When Rodriguez did not comply, Steinhauser struck him at least twice with his baton. At this point, Rodriguez reached out and took the baton away from the officer so that he would not be struck again.

Rodriguez immediately dropped the baton, say his attorneys.

But the City of Long Beach’s attorneys assert that Rodriguez held onto the baton, and in fact, appeared to be ready to use it on Steinhauser. This, they assert, is what prompted Steinhauser to draw his weapon and shoot Rodriguez five times.

“What we’re arguing,” Machit said, “is that the officer used reasonable force.”

REASONABLE VS. UNREASONABLE FORCE. This could be the central issue when Rodriguez’s lawsuit arrives before Judge Carter to face that summary judgment motion on Aug. 8.

Did Steinhauser and members of Long Beach Police Department—and by extension, the City of Long Beach—deprive Rodriguez of his civil and constitutional rights by using unreasonable force, on the night of May 28, 2009? Or does Rodriguez’s no-contest plea to the charge of resisting an order from an executive officer render the question moot?

The City’s position, naturally, is that it does.

“If the case goes to trial, that’s what we believe the evidence will show—that Mr. Rodriguez was a threat to Officer Steinhauser,” Machit said, asserting that a favorable ruling for Rodriguez in this case would negate the earlier no-contest plea. “A conviction by a plea is no different than a jury verdict. You’re just admitting that you’ve violated the law,” Machit said.

David A. Dusenbury, a former Long Beach Deputy Chief of Police, disagrees; he’s now an expert witness for Rodriguez.

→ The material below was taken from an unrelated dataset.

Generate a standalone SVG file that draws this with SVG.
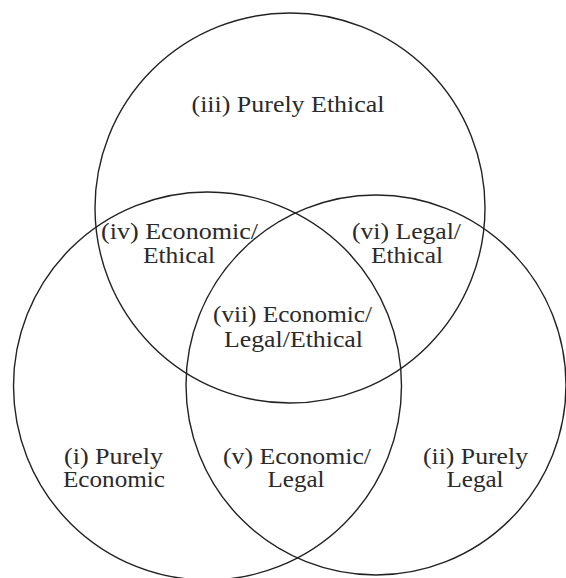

“Officer Steinhauser’s use of the police baton and his firearm against the person of Ernest Rodriguez was not objectively reasonable,” Dusenbury is quoted as saying, in a declaration he made in June from Bend, Oregon. Steinhauser “never warned Ernest Rodriguez” before firing his weapon, Dusenbury said.

“Officer Steinhauser fired immediately after stepping back from Ernest Rodriguez,” Dusenbury said, opining that Rodriguez “had the right to use reasonable force to resist the excessive force used by Officer Steinhauser.”

Did he? On Aug. 8, that question will go before a judge.

Oh, and one more thing: The City contends that there was, in fact, enough space on the curb for Rodriguez to have sat there, too.